(Exercise objective):
Copy each line below exactly and leave the pictures out.

(Information shown):
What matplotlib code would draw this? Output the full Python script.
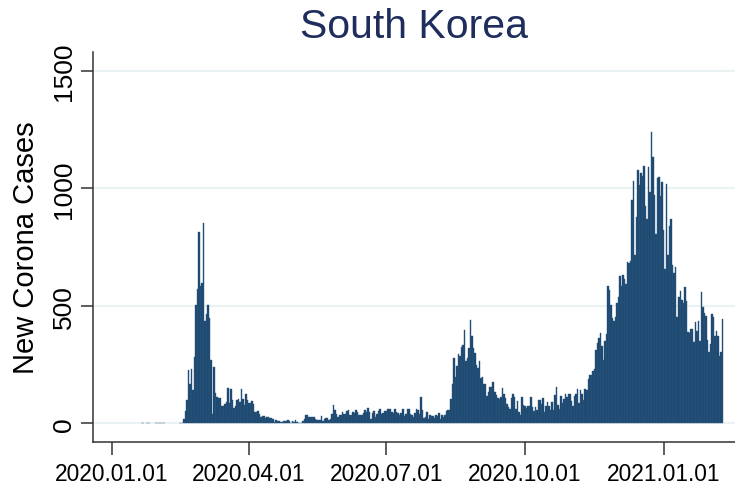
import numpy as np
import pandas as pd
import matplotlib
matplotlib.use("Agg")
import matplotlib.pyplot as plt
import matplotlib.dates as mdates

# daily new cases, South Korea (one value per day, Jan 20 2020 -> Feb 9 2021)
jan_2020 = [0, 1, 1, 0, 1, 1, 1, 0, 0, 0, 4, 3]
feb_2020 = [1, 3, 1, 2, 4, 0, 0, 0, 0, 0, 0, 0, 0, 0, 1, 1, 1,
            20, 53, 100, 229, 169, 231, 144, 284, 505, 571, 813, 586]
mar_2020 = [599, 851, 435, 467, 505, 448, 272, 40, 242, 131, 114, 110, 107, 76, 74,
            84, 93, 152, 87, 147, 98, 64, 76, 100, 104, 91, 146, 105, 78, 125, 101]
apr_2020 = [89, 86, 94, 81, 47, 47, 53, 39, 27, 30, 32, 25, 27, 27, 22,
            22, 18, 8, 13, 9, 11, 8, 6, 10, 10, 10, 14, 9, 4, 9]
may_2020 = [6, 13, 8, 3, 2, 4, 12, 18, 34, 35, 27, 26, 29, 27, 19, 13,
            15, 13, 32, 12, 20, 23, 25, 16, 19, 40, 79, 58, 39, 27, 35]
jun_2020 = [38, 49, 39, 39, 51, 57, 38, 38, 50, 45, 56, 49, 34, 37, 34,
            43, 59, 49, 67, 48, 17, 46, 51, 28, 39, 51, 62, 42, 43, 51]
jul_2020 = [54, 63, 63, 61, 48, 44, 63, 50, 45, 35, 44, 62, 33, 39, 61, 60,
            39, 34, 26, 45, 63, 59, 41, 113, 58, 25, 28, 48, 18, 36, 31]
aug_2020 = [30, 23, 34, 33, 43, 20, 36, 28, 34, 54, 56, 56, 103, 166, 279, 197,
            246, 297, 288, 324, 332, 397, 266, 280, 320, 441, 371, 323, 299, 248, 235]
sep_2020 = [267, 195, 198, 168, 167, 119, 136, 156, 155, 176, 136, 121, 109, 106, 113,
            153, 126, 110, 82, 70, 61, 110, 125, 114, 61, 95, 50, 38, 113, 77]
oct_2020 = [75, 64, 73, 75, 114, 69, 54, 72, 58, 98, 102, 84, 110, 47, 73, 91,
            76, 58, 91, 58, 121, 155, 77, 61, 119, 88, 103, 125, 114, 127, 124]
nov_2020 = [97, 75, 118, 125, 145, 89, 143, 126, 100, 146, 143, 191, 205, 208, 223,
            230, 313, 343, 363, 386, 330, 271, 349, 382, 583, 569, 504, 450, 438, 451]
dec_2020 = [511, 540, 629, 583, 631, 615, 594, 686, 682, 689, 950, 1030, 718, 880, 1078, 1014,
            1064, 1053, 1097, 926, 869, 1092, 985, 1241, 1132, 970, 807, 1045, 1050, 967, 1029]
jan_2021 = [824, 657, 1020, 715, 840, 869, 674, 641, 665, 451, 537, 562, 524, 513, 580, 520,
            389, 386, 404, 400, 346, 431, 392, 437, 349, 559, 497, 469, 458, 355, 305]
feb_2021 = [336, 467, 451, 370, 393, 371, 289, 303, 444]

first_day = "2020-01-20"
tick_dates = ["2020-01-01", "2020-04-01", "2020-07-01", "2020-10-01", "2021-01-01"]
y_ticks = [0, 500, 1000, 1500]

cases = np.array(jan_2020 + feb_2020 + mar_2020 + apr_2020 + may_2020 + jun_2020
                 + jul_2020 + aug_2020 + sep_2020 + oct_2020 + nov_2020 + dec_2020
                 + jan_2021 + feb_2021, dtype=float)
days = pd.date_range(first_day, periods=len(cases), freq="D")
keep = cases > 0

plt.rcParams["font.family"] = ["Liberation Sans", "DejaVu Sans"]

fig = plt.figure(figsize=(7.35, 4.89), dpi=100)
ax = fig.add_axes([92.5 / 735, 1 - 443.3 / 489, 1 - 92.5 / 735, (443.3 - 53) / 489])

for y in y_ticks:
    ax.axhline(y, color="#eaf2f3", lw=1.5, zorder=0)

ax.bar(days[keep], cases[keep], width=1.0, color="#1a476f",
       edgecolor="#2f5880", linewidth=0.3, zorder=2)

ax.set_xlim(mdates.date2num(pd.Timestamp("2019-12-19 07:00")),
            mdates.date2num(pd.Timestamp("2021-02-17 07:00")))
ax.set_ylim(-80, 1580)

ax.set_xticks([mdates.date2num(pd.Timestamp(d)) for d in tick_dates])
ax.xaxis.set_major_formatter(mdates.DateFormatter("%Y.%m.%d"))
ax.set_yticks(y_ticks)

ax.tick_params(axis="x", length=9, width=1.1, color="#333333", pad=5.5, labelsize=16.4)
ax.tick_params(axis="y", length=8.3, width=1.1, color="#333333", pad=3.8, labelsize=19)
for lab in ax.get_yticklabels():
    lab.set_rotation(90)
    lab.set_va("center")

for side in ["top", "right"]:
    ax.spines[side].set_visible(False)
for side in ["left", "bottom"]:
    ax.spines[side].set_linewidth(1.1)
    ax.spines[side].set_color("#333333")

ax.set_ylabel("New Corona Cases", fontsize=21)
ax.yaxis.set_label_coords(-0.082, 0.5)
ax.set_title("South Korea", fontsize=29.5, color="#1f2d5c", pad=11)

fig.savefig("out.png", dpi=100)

(Answer for the task):
What matplotlib code would draw this? Output the full Python script.
import numpy as np
import pandas as pd
import matplotlib
matplotlib.use("Agg")
import matplotlib.pyplot as plt
import matplotlib.dates as mdates

# daily new cases, South Korea (one value per day, Jan 20 2020 -> Feb 9 2021)
jan_2020 = [0, 1, 1, 0, 1, 1, 1, 0, 0, 0, 4, 3]
feb_2020 = [1, 3, 1, 2, 4, 0, 0, 0, 0, 0, 0, 0, 0, 0, 1, 1, 1,
            20, 53, 100, 229, 169, 231, 144, 284, 505, 571, 813, 586]
mar_2020 = [599, 851, 435, 467, 505, 448, 272, 40, 242, 131, 114, 110, 107, 76, 74,
            84, 93, 152, 87, 147, 98, 64, 76, 100, 104, 91, 146, 105, 78, 125, 101]
apr_2020 = [89, 86, 94, 81, 47, 47, 53, 39, 27, 30, 32, 25, 27, 27, 22,
            22, 18, 8, 13, 9, 11, 8, 6, 10, 10, 10, 14, 9, 4, 9]
may_2020 = [6, 13, 8, 3, 2, 4, 12, 18, 34, 35, 27, 26, 29, 27, 19, 13,
            15, 13, 32, 12, 20, 23, 25, 16, 19, 40, 79, 58, 39, 27, 35]
jun_2020 = [38, 49, 39, 39, 51, 57, 38, 38, 50, 45, 56, 49, 34, 37, 34,
            43, 59, 49, 67, 48, 17, 46, 51, 28, 39, 51, 62, 42, 43, 51]
jul_2020 = [54, 63, 63, 61, 48, 44, 63, 50, 45, 35, 44, 62, 33, 39, 61, 60,
            39, 34, 26, 45, 63, 59, 41, 113, 58, 25, 28, 48, 18, 36, 31]
aug_2020 = [30, 23, 34, 33, 43, 20, 36, 28, 34, 54, 56, 56, 103, 166, 279, 197,
            246, 297, 288, 324, 332, 397, 266, 280, 320, 441, 371, 323, 299, 248, 235]
sep_2020 = [267, 195, 198, 168, 167, 119, 136, 156, 155, 176, 136, 121, 109, 106, 113,
            153, 126, 110, 82, 70, 61, 110, 125, 114, 61, 95, 50, 38, 113, 77]
oct_2020 = [75, 64, 73, 75, 114, 69, 54, 72, 58, 98, 102, 84, 110, 47, 73, 91,
            76, 58, 91, 58, 121, 155, 77, 61, 119, 88, 103, 125, 114, 127, 124]
nov_2020 = [97, 75, 118, 125, 145, 89, 143, 126, 100, 146, 143, 191, 205, 208, 223,
            230, 313, 343, 363, 386, 330, 271, 349, 382, 583, 569, 504, 450, 438, 451]
dec_2020 = [511, 540, 629, 583, 631, 615, 594, 686, 682, 689, 950, 1030, 718, 880, 1078, 1014,
            1064, 1053, 1097, 926, 869, 1092, 985, 1241, 1132, 970, 807, 1045, 1050, 967, 1029]
jan_2021 = [824, 657, 1020, 715, 840, 869, 674, 641, 665, 451, 537, 562, 524, 513, 580, 520,
            389, 386, 404, 400, 346, 431, 392, 437, 349, 559, 497, 469, 458, 355, 305]
feb_2021 = [336, 467, 451, 370, 393, 371, 289, 303, 444]

first_day = "2020-01-20"
tick_dates = ["2020-01-01", "2020-04-01", "2020-07-01", "2020-10-01", "2021-01-01"]
y_ticks = [0, 500, 1000, 1500]

cases = np.array(jan_2020 + feb_2020 + mar_2020 + apr_2020 + may_2020 + jun_2020
                 + jul_2020 + aug_2020 + sep_2020 + oct_2020 + nov_2020 + dec_2020
                 + jan_2021 + feb_2021, dtype=float)
days = pd.date_range(first_day, periods=len(cases), freq="D")
keep = cases > 0

plt.rcParams["font.family"] = ["Liberation Sans", "DejaVu Sans"]

fig = plt.figure(figsize=(7.35, 4.89), dpi=100)
ax = fig.add_axes([92.5 / 735, 1 - 443.3 / 489, 1 - 92.5 / 735, (443.3 - 53) / 489])

for y in y_ticks:
    ax.axhline(y, color="#eaf2f3", lw=1.5, zorder=0)

ax.bar(days[keep], cases[keep], width=1.0, color="#1a476f",
       edgecolor="#2f5880", linewidth=0.3, zorder=2)

ax.set_xlim(mdates.date2num(pd.Timestamp("2019-12-19 07:00")),
            mdates.date2num(pd.Timestamp("2021-02-17 07:00")))
ax.set_ylim(-80, 1580)

ax.set_xticks([mdates.date2num(pd.Timestamp(d)) for d in tick_dates])
ax.xaxis.set_major_formatter(mdates.DateFormatter("%Y.%m.%d"))
ax.set_yticks(y_ticks)

ax.tick_params(axis="x", length=9, width=1.1, color="#333333", pad=5.5, labelsize=16.4)
ax.tick_params(axis="y", length=8.3, width=1.1, color="#333333", pad=3.8, labelsize=19)
for lab in ax.get_yticklabels():
    lab.set_rotation(90)
    lab.set_va("center")

for side in ["top", "right"]:
    ax.spines[side].set_visible(False)
for side in ["left", "bottom"]:
    ax.spines[side].set_linewidth(1.1)
    ax.spines[side].set_color("#333333")

ax.set_ylabel("New Corona Cases", fontsize=21)
ax.yaxis.set_label_coords(-0.082, 0.5)
ax.set_title("South Korea", fontsize=29.5, color="#1f2d5c", pad=11)

fig.savefig("out.png", dpi=100)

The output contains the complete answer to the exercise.